- Work to complete
Restate the listing below word for word, omitting any images.

+++

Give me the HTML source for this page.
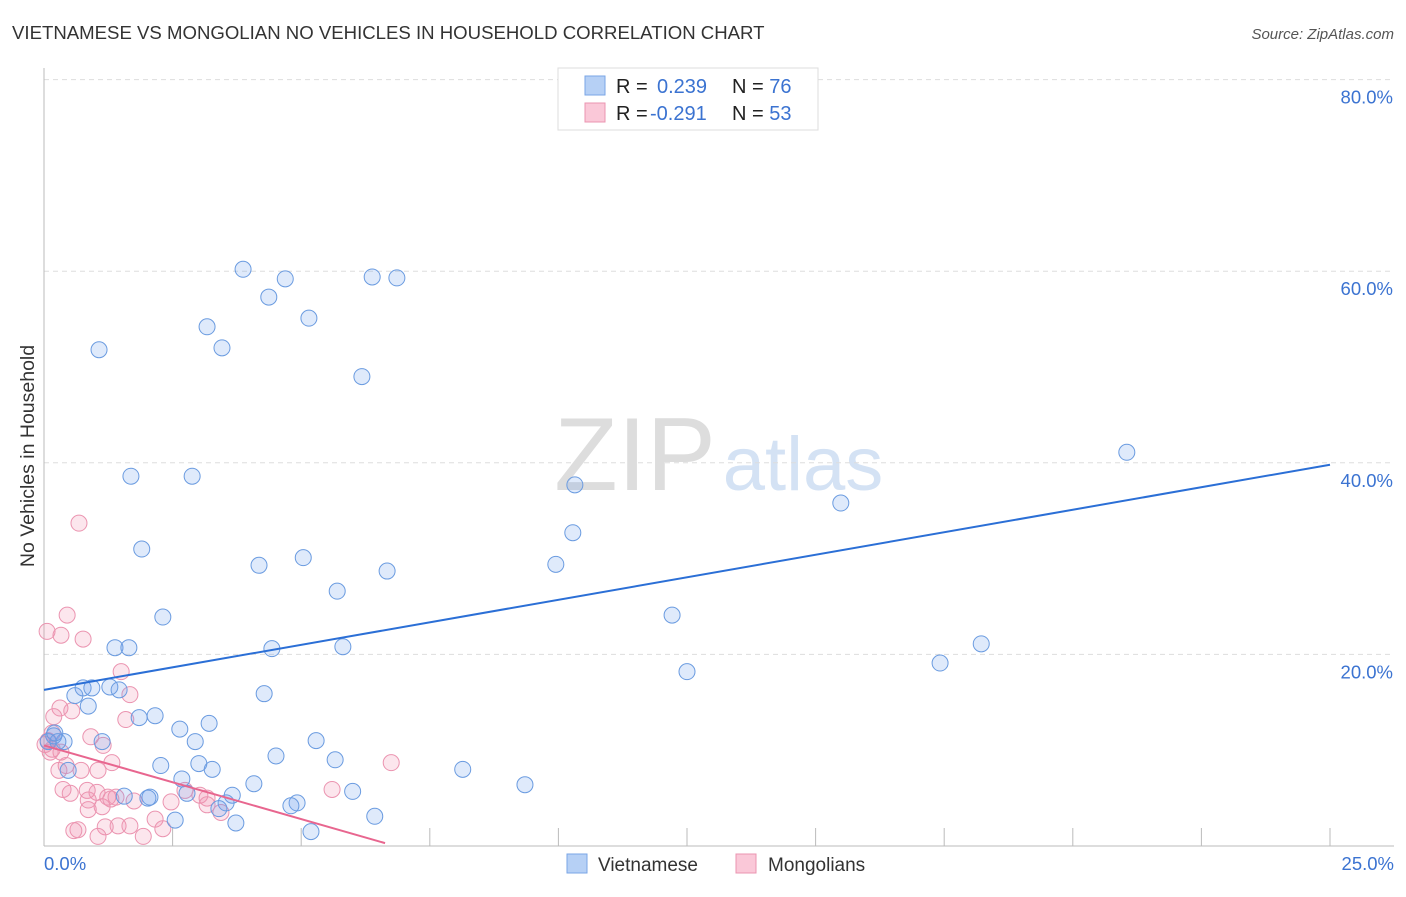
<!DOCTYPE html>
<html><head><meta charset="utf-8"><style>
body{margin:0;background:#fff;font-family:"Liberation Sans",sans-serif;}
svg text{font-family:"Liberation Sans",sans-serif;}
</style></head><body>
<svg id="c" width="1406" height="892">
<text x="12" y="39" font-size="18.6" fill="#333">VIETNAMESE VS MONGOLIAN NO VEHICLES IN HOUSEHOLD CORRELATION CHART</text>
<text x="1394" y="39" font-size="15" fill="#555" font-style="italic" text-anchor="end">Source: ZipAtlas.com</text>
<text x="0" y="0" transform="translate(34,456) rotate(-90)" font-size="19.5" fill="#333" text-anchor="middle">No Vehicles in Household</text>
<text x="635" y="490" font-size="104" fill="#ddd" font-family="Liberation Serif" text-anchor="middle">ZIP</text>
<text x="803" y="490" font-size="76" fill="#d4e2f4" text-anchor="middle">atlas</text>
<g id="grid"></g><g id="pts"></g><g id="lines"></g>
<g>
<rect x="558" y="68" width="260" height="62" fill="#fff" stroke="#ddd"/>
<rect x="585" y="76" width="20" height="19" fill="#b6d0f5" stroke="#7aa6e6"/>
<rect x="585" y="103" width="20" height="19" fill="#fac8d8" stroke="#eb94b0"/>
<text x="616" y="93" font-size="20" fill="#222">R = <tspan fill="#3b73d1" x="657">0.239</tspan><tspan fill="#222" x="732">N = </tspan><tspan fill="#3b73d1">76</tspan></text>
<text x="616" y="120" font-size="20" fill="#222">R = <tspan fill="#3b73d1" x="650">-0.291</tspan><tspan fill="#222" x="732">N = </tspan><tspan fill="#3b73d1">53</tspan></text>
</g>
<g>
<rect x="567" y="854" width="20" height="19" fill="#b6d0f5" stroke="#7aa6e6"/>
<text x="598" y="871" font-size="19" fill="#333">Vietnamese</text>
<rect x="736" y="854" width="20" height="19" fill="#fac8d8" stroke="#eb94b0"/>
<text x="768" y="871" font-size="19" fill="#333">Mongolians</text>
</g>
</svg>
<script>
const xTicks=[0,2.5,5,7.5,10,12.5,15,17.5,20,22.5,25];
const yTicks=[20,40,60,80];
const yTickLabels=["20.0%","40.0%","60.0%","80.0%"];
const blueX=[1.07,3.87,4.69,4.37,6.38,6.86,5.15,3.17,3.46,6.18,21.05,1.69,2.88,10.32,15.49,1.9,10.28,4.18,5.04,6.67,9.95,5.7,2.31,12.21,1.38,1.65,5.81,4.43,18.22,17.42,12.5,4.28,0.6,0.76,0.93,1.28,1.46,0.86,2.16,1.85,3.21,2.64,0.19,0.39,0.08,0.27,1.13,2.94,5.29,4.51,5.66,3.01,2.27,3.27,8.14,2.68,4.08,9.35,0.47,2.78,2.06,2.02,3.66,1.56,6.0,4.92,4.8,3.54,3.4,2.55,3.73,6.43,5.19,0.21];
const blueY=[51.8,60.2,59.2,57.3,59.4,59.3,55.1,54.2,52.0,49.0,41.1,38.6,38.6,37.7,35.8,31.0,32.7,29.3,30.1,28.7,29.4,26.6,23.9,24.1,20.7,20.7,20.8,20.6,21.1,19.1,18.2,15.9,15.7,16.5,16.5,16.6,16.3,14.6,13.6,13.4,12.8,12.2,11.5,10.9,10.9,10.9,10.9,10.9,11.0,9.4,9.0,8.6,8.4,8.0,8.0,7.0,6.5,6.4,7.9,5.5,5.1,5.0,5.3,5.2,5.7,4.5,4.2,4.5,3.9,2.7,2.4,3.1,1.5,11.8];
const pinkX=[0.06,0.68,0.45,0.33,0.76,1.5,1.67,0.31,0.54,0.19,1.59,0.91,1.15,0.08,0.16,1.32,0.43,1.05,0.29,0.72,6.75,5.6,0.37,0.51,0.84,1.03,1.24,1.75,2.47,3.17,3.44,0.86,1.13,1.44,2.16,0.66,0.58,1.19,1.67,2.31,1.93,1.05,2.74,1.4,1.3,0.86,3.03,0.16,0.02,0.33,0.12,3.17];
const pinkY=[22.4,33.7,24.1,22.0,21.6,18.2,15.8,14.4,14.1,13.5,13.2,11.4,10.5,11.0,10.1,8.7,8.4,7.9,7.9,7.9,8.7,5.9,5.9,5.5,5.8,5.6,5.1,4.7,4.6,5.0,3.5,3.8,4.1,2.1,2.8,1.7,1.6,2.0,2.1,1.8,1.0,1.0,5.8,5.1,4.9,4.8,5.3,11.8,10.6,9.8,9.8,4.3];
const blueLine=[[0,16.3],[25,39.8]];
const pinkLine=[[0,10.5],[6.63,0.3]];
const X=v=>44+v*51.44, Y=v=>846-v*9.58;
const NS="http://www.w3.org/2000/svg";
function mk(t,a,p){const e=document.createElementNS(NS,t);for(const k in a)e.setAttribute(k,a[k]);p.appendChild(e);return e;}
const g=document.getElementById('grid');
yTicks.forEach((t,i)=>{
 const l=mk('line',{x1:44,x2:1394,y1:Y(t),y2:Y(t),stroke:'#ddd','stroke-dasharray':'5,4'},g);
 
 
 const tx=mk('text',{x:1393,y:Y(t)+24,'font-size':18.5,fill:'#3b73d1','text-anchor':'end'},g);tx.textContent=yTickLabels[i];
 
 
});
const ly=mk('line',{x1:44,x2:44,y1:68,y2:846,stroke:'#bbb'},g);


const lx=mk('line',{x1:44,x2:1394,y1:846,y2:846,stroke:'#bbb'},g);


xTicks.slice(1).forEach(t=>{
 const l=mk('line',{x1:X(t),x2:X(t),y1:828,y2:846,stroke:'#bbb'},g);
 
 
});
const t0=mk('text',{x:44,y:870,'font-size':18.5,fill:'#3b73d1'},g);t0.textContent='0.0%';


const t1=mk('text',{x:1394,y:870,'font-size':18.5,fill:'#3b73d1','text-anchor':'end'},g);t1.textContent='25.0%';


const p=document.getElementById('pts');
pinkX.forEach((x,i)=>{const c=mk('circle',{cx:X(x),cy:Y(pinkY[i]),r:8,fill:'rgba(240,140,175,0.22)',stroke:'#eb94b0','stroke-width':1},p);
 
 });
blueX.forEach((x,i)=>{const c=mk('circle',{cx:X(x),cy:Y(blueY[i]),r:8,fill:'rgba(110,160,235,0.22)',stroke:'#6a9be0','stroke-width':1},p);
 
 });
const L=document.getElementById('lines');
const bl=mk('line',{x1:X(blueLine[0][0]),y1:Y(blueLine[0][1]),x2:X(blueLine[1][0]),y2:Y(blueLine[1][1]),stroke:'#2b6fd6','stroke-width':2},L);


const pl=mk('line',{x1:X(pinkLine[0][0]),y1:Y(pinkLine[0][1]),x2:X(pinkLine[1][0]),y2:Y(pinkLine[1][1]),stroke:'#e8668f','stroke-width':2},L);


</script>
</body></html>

+++

- Response to this task
Give me the HTML source for this page.
<!DOCTYPE html>
<html><head><meta charset="utf-8"><style>
body{margin:0;background:#fff;font-family:"Liberation Sans",sans-serif;}
svg text{font-family:"Liberation Sans",sans-serif;}
</style></head><body>
<svg id="c" width="1406" height="892">
<text x="12" y="39" font-size="18.6" fill="#333">VIETNAMESE VS MONGOLIAN NO VEHICLES IN HOUSEHOLD CORRELATION CHART</text>
<text x="1394" y="39" font-size="15" fill="#555" font-style="italic" text-anchor="end">Source: ZipAtlas.com</text>
<text x="0" y="0" transform="translate(34,456) rotate(-90)" font-size="19.5" fill="#333" text-anchor="middle">No Vehicles in Household</text>
<text x="635" y="490" font-size="104" fill="#ddd" font-family="Liberation Serif" text-anchor="middle">ZIP</text>
<text x="803" y="490" font-size="76" fill="#d4e2f4" text-anchor="middle">atlas</text>
<g id="grid"></g><g id="pts"></g><g id="lines"></g>
<g>
<rect x="558" y="68" width="260" height="62" fill="#fff" stroke="#ddd"/>
<rect x="585" y="76" width="20" height="19" fill="#b6d0f5" stroke="#7aa6e6"/>
<rect x="585" y="103" width="20" height="19" fill="#fac8d8" stroke="#eb94b0"/>
<text x="616" y="93" font-size="20" fill="#222">R = <tspan fill="#3b73d1" x="657">0.239</tspan><tspan fill="#222" x="732">N = </tspan><tspan fill="#3b73d1">76</tspan></text>
<text x="616" y="120" font-size="20" fill="#222">R = <tspan fill="#3b73d1" x="650">-0.291</tspan><tspan fill="#222" x="732">N = </tspan><tspan fill="#3b73d1">53</tspan></text>
</g>
<g>
<rect x="567" y="854" width="20" height="19" fill="#b6d0f5" stroke="#7aa6e6"/>
<text x="598" y="871" font-size="19" fill="#333">Vietnamese</text>
<rect x="736" y="854" width="20" height="19" fill="#fac8d8" stroke="#eb94b0"/>
<text x="768" y="871" font-size="19" fill="#333">Mongolians</text>
</g>
</svg>
<script>
const xTicks=[0,2.5,5,7.5,10,12.5,15,17.5,20,22.5,25];
const yTicks=[20,40,60,80];
const yTickLabels=["20.0%","40.0%","60.0%","80.0%"];
const blueX=[1.07,3.87,4.69,4.37,6.38,6.86,5.15,3.17,3.46,6.18,21.05,1.69,2.88,10.32,15.49,1.9,10.28,4.18,5.04,6.67,9.95,5.7,2.31,12.21,1.38,1.65,5.81,4.43,18.22,17.42,12.5,4.28,0.6,0.76,0.93,1.28,1.46,0.86,2.16,1.85,3.21,2.64,0.19,0.39,0.08,0.27,1.13,2.94,5.29,4.51,5.66,3.01,2.27,3.27,8.14,2.68,4.08,9.35,0.47,2.78,2.06,2.02,3.66,1.56,6.0,4.92,4.8,3.54,3.4,2.55,3.73,6.43,5.19,0.21];
const blueY=[51.8,60.2,59.2,57.3,59.4,59.3,55.1,54.2,52.0,49.0,41.1,38.6,38.6,37.7,35.8,31.0,32.7,29.3,30.1,28.7,29.4,26.6,23.9,24.1,20.7,20.7,20.8,20.6,21.1,19.1,18.2,15.9,15.7,16.5,16.5,16.6,16.3,14.6,13.6,13.4,12.8,12.2,11.5,10.9,10.9,10.9,10.9,10.9,11.0,9.4,9.0,8.6,8.4,8.0,8.0,7.0,6.5,6.4,7.9,5.5,5.1,5.0,5.3,5.2,5.7,4.5,4.2,4.5,3.9,2.7,2.4,3.1,1.5,11.8];
const pinkX=[0.06,0.68,0.45,0.33,0.76,1.5,1.67,0.31,0.54,0.19,1.59,0.91,1.15,0.08,0.16,1.32,0.43,1.05,0.29,0.72,6.75,5.6,0.37,0.51,0.84,1.03,1.24,1.75,2.47,3.17,3.44,0.86,1.13,1.44,2.16,0.66,0.58,1.19,1.67,2.31,1.93,1.05,2.74,1.4,1.3,0.86,3.03,0.16,0.02,0.33,0.12,3.17];
const pinkY=[22.4,33.7,24.1,22.0,21.6,18.2,15.8,14.4,14.1,13.5,13.2,11.4,10.5,11.0,10.1,8.7,8.4,7.9,7.9,7.9,8.7,5.9,5.9,5.5,5.8,5.6,5.1,4.7,4.6,5.0,3.5,3.8,4.1,2.1,2.8,1.7,1.6,2.0,2.1,1.8,1.0,1.0,5.8,5.1,4.9,4.8,5.3,11.8,10.6,9.8,9.8,4.3];
const blueLine=[[0,16.3],[25,39.8]];
const pinkLine=[[0,10.5],[6.63,0.3]];
const X=v=>44+v*51.44, Y=v=>846-v*9.58;
const NS="http://www.w3.org/2000/svg";
function mk(t,a,p){const e=document.createElementNS(NS,t);for(const k in a)e.setAttribute(k,a[k]);p.appendChild(e);return e;}
const g=document.getElementById('grid');
yTicks.forEach((t,i)=>{
 const l=mk('line',{x1:44,x2:1394,y1:Y(t),y2:Y(t),stroke:'#ddd','stroke-dasharray':'5,4'},g);
 
 
 const tx=mk('text',{x:1393,y:Y(t)+24,'font-size':18.5,fill:'#3b73d1','text-anchor':'end'},g);tx.textContent=yTickLabels[i];
 
 
});
const ly=mk('line',{x1:44,x2:44,y1:68,y2:846,stroke:'#bbb'},g);


const lx=mk('line',{x1:44,x2:1394,y1:846,y2:846,stroke:'#bbb'},g);


xTicks.slice(1).forEach(t=>{
 const l=mk('line',{x1:X(t),x2:X(t),y1:828,y2:846,stroke:'#bbb'},g);
 
 
});
const t0=mk('text',{x:44,y:870,'font-size':18.5,fill:'#3b73d1'},g);t0.textContent='0.0%';


const t1=mk('text',{x:1394,y:870,'font-size':18.5,fill:'#3b73d1','text-anchor':'end'},g);t1.textContent='25.0%';


const p=document.getElementById('pts');
pinkX.forEach((x,i)=>{const c=mk('circle',{cx:X(x),cy:Y(pinkY[i]),r:8,fill:'rgba(240,140,175,0.22)',stroke:'#eb94b0','stroke-width':1},p);
 
 });
blueX.forEach((x,i)=>{const c=mk('circle',{cx:X(x),cy:Y(blueY[i]),r:8,fill:'rgba(110,160,235,0.22)',stroke:'#6a9be0','stroke-width':1},p);
 
 });
const L=document.getElementById('lines');
const bl=mk('line',{x1:X(blueLine[0][0]),y1:Y(blueLine[0][1]),x2:X(blueLine[1][0]),y2:Y(blueLine[1][1]),stroke:'#2b6fd6','stroke-width':2},L);


const pl=mk('line',{x1:X(pinkLine[0][0]),y1:Y(pinkLine[0][1]),x2:X(pinkLine[1][0]),y2:Y(pinkLine[1][1]),stroke:'#e8668f','stroke-width':2},L);


</script>
</body></html>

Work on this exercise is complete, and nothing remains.